Wawzyniecki offers year-round training in hazardous waste management and laboratory safety.

“There will always be more regulations on the way, not fewer,” he says.

He says people don’t always know that they’re working with materials that are potentially hazardous.

Stefan Wawzyniecki (left), manager of environmental health and safety, and Steven Suib, department head and distinguished professor of chemistry, examine safety protocol in a teaching lab in the Chemistry building.

Stefan Wawzyniecki (left), manager of environmental health and safety, and Steven Suib, department head and distinguished professor of chemistry, examine safety protocol in a teaching lab in the Chemistry building. Photo by Frank Dahlmeyer

“An artist working in a studio may not even realize that he or she is working with something that is hazardous, like paint solvents and photo processing chemicals. In addition to protecting themselves from the chemicals, proper management of the waste paints, solvents, and chemicals is an inherent part of the overall environmental health and safety program at UConn.”

Computers are another issue, Wawzyniecki says: “They can’t just be thrown in the trash. Even a circuit board is considered potentially hazardous. That’s why training is so important. It’s one of the biggest services we offer to the University.”

Wawzyniecki says training is mandatory, and the goal is to get full compliance.

“I’ve tried to get a feeling for all the employees who work in labs or might have a safety or environmental issue,” he says, “but the University’s population is somewhat transitory. Also, we’re home to many international faculty and students who come from places with different laws and regulations. It’s challenging.”

If there is a demolition on campus, EHS is involved. “We’ll work with Facilities Operations, Architectural and Engineering Services, and the Office of Environmental Policy, who may be working with a contractor, to make sure the demolition debris is managed properly,” he says.

Popular course
Wawzyniecki also teaches a course on hazardous waste operations in the allied health department. The popular course includes a trip to a mock hazardous waste site, where students dress in protective suits with self-contained breathing apparatus.

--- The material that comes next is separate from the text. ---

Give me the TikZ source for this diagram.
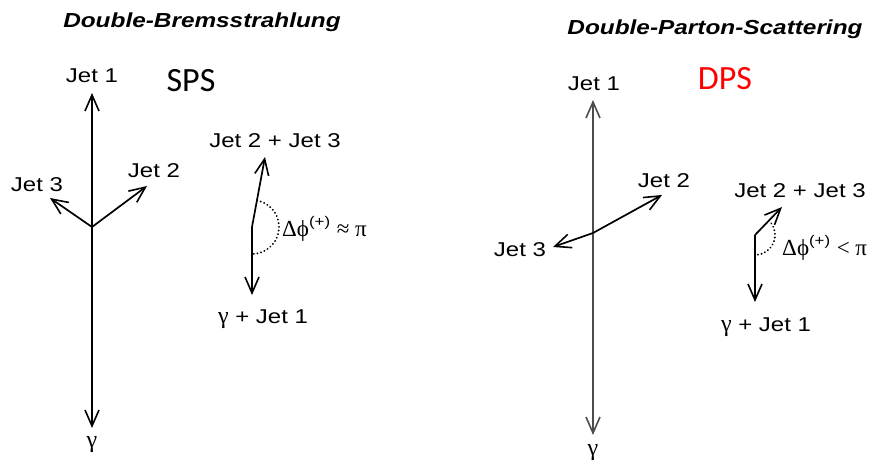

They perform various remediation tasks, such as cleaning out an underground storage tank.

“They say the best part of the course is putting what they’ve learned in the classroom into practice,” says Wawzyniecki.

The three-credit course is also attractive to students because they receive a certificate that shows they’ve completed an OSHA-recognized 40-hour class in hazardous waste operations.

“It’s great for the job market.” Wawzyniecki says, noting that the certificate helps graduates seeking jobs with engineering firms and in industry, where evaluating industrial processes or contaminated properties for chemical pollutants is important in complying with environmental regulations.